Many people consider the horror genre the lowliest form of cinema. Their inherent focus on death can be off-putting and as time has gone on, they have gotten more and more grotesque. To not enjoy the genre is, at this point, understandable. That’s why, as a critic, I’m supposed to scoff at torture porn movies like Hostel and The Human Centipede. And I do. But one film I believe is unfairly lumped in with those films is Saw. The sequels are another matter (although some, like number six, at least manage to provide interesting commentary), but the first film was original and thought provoking and, contrary to popular belief, didn’t concentrate on a large cast of no names getting mangled by overcomplicated contraptions. It was a tight psychological thriller with two skillfully developed main characters who became more nuanced as it went on (though it was by no means perfect). The duo behind that movie, Leigh Whannell and James Wan, have been on my radar ever since that film. They are a force to be reckoned with in the horror community, especially after their severely underrated 2007 film, Dead Silence. Their newest, Insidious, isn’t quite as good as those two films, but given the state of horror these days, it’s still worth a look.
Husband and wife Josh (Patrick Wilson) and Renai (Rose Byrne) have just moved into a new house. They haven’t quite finished unpacking yet and their days are hectic. Josh works hard during the day while Renai tries to balance out the care of her three children with composing piano music. Suddenly, however, their oldest son Dalton (Ty Simpkins) sadly and unexplainably falls into a coma. Three months pass and he still isn’t awake, but Renai is beginning to hear and see things in the house and she thinks his coma might have been brought on by something not of this realm.
Insidious is your typical haunted house story. Things go bump in the night, faint apparitions appear behind thinly veiled bed canopies and doors creak open and close. Those are only a few of the sub-genre’s tried and true tricks the film borrows. It’s most certainly not original, but it excels in a few key areas and manages to frighten on more than one occasion, particularly in the first act.
The opening scenes perfectly set the tone for the film and James Wan’s visual style is eerie without being overbearing, employing black and white footage in the opening credits montage and canted camera angles to show that something is not right in the house. He has a visual eye for the macabre. Even when things seem normal, you get a sense something unseen is close by.
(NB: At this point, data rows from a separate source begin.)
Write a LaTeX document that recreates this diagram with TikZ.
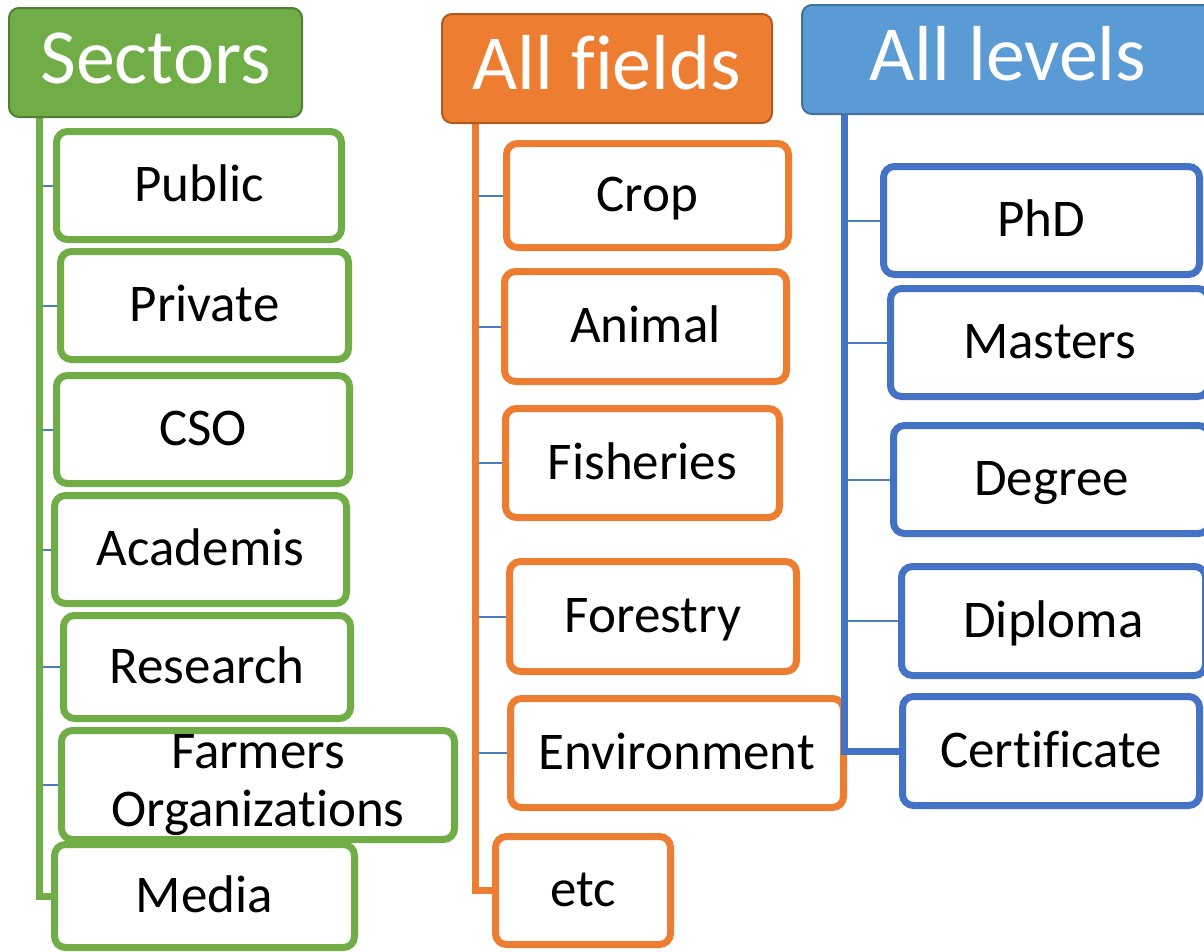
\documentclass[tikz,border=0pt]{standalone}
\usepackage{fontspec}
\setmainfont{Carlito}[Ligatures={NoCommon}]
\definecolor{gr}{HTML}{70AD47}
\definecolor{grdark}{HTML}{507E32}
\definecolor{orr}{HTML}{ED7D31}
\definecolor{ordark}{HTML}{AE5A21}
\definecolor{blh}{HTML}{5B9BD5}
\definecolor{bldark}{HTML}{41719C}
\definecolor{blb}{HTML}{4472C4}
\definecolor{tickc}{HTML}{4A7EBB}
\pgfdeclarelayer{bg}
\pgfdeclarelayer{mid}
\pgfdeclarelayer{front}
\pgfsetlayers{bg,main,mid,front}
\tikzset{
  hdr/.style={rectangle, rounded corners=10pt, line width=2pt, inner sep=0pt,
    text=white, font=\fontsize{78}{90}\selectfont, text height=51pt, text depth=9pt},
  item/.style={rectangle, rounded corners=11pt, line width=7pt, fill=white, inner sep=0pt,
    text=black, font=\fontsize{53}{58}\selectfont},
  oneline/.style={text height=37pt, text depth=5pt},
  gitem/.style={item, oneline, draw=gr},
  oitem/.style={item, oneline, draw=orr},
  bitem/.style={item, oneline, draw=blb},
  tickline/.style={draw=tickc, line width=2pt},
  bus/.style={line width=7pt},
}
\begin{document}
\begin{tikzpicture}[x=1pt,y=-1pt]
\useasboundingbox (0,0) rectangle (1204,951);
\clip (0,0) rectangle (1204,951);
\begin{pgfonlayer}{bg}
\fill[white] (0,0) rectangle (1204,951);
\end{pgfonlayer}

% ---------- Sectors ----------
\node[hdr, fill=gr, draw=grdark, minimum width=293pt, minimum height=109pt] (sectors) at (155.5,62.5) {Sectors};
\coordinate (gbus) at (39,118);
\node[gitem, minimum width=285pt, minimum height=108pt] (public) at (199,185.5) {Public};
\node[gitem, minimum width=288pt, minimum height=108pt] (private) at (204.5,305.5) {Private};
\node[gitem, minimum width=293pt, minimum height=108pt] (cso) at (203,429.5) {CSO};
\node[gitem, minimum width=292pt, minimum height=108pt] (academis) at (200.5,549.5) {Academis};
\node[gitem, minimum width=287pt, minimum height=103pt] (research) at (207,667) {Research};
\node[item, draw=gr, align=center, minimum width=393pt, minimum height=109pt] (farmers) at (258,785) {Farmers\\Organizat\kern0pt ions};
\node[gitem, minimum width=300pt, minimum height=103pt] (media) at (204.5,896) {Media};

% ---------- All fields ----------
\node[hdr, fill=orr, draw=ordark, minimum width=330pt, minimum height=109pt] (fields) at (607,68.5) {All f\kern0pt ields};
\coordinate (obus) at (475,124);
\node[oitem, minimum width=282pt, minimum height=104pt] (crop) at (647.5,195.5) {Crop};
\node[oitem, minimum width=282pt, minimum height=110pt] (animal) at (645.5,326.5) {Animal};
\node[oitem, minimum width=274pt, minimum height=109pt] (fisheries) at (642.5,463) {Fisheries};
\node[oitem, minimum width=287pt, minimum height=110pt] (forestry) at (653,616.5) {Forestry};
\node[oitem, minimum width=333pt, minimum height=109pt] (environment) at (677,753) {Environment};
\node[oitem, minimum width=175pt, minimum height=108pt] (etc) at (583,890.5) {etc};

% ---------- All levels ----------
\begin{pgfonlayer}{front}
\node[hdr, fill=blh, draw=bldark, minimum width=412pt, minimum height=109pt] (levels) at (1008,59.5) {All levels};
\coordinate (bbus) at (844,115);
\node[bitem, minimum width=316pt, minimum height=108pt] (phd) at (1041.5,220.5) {PhD};
\node[bitem, minimum width=318pt, minimum height=108pt] (masters) at (1049.5,342.5) {Masters};
\node[bitem, minimum width=316pt, minimum height=108pt] (degree) at (1051.5,479.5) {Degree};
\node[bitem, minimum width=304pt, minimum height=109pt] (diploma) at (1053.5,621) {Diploma};
\node[bitem, minimum width=297pt, minimum height=109pt] (certificate) at (1051,751) {Certificate};
\end{pgfonlayer}

% ---------- connectors ----------
\begin{pgfonlayer}{bg}
\draw[bus, gr] (gbus) |- (media.west);
\foreach \n in {public,private,cso,academis,research,farmers}
  \draw[tickline] (gbus |- \n.west) ++(3.5,0) -- (\n.west);
\draw[bus, orr] (obus) |- (etc.west);
\foreach \n in {crop,animal,fisheries,forestry,environment}
  \draw[tickline] (obus |- \n.west) ++(3.5,0) -- (\n.west);
\end{pgfonlayer}
\begin{pgfonlayer}{mid}
\draw[bus, blb] (bbus) |- (certificate.west);
\foreach \n in {phd,masters,degree,diploma}
  \draw[tickline] (bbus |- \n.west) ++(3.5,0) -- (\n.west);
\end{pgfonlayer}
\end{tikzpicture}
\end{document}
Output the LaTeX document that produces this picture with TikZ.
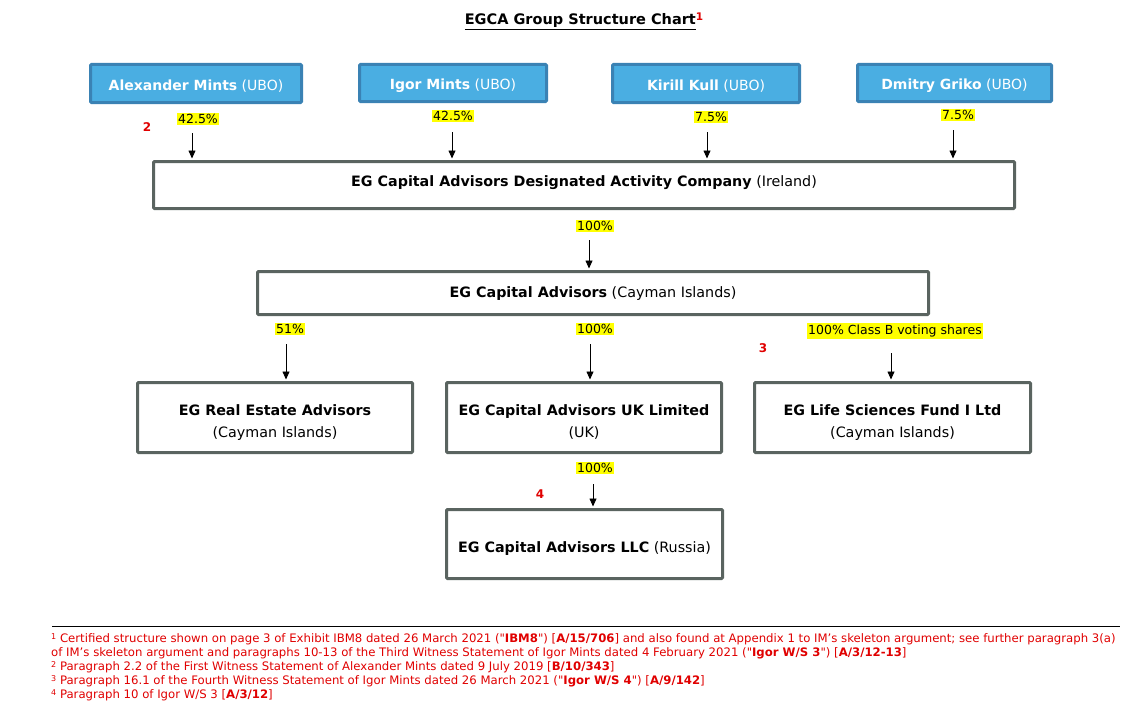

It’s an effect that is not easy to pull off, but Wan does it here.
These early moments promise a slow building ghost movie, similar to something like 1980’s effective chiller, The Changeling, and this is when it works best. Ghosts are left hidden or at quick glimpses and its use of shadows keeps you on the edge of year seat, aware that something could be hidden beneath the shroud of darkness. It’s about what you don’t see, which makes it all the more frightening. Unfortunately, this tight, focused ghost movie becomes more and more ridiculous, and even occasionally laughable, as it goes on. The unsettling feeling present in the early scenes all but vanishes, leaving you only with predictable jump scares as it spirals down the same problematic pathway many horror movies do. As the ghosts become more prominent and the filmmakers put them front and center, it becomes decidedly less scary, stripping away whatever terrifying design your imagination has conjured up and replacing it with something that, frankly, looks kind of stupid.
Insidious, despite its many problems, is anchored by two terrific performances from two accomplished actors and it manages to redeem itself in the last ten minutes or so in a climax that mixes the dreamlike visuals of A Nightmare on Elm Street with the exploration of a survival horror video game like Silent Hill. In the end, Insidious squanders its opportunity to become a truly scary movie, but a few inspired moments and effective frights make it a fun diversion nonetheless.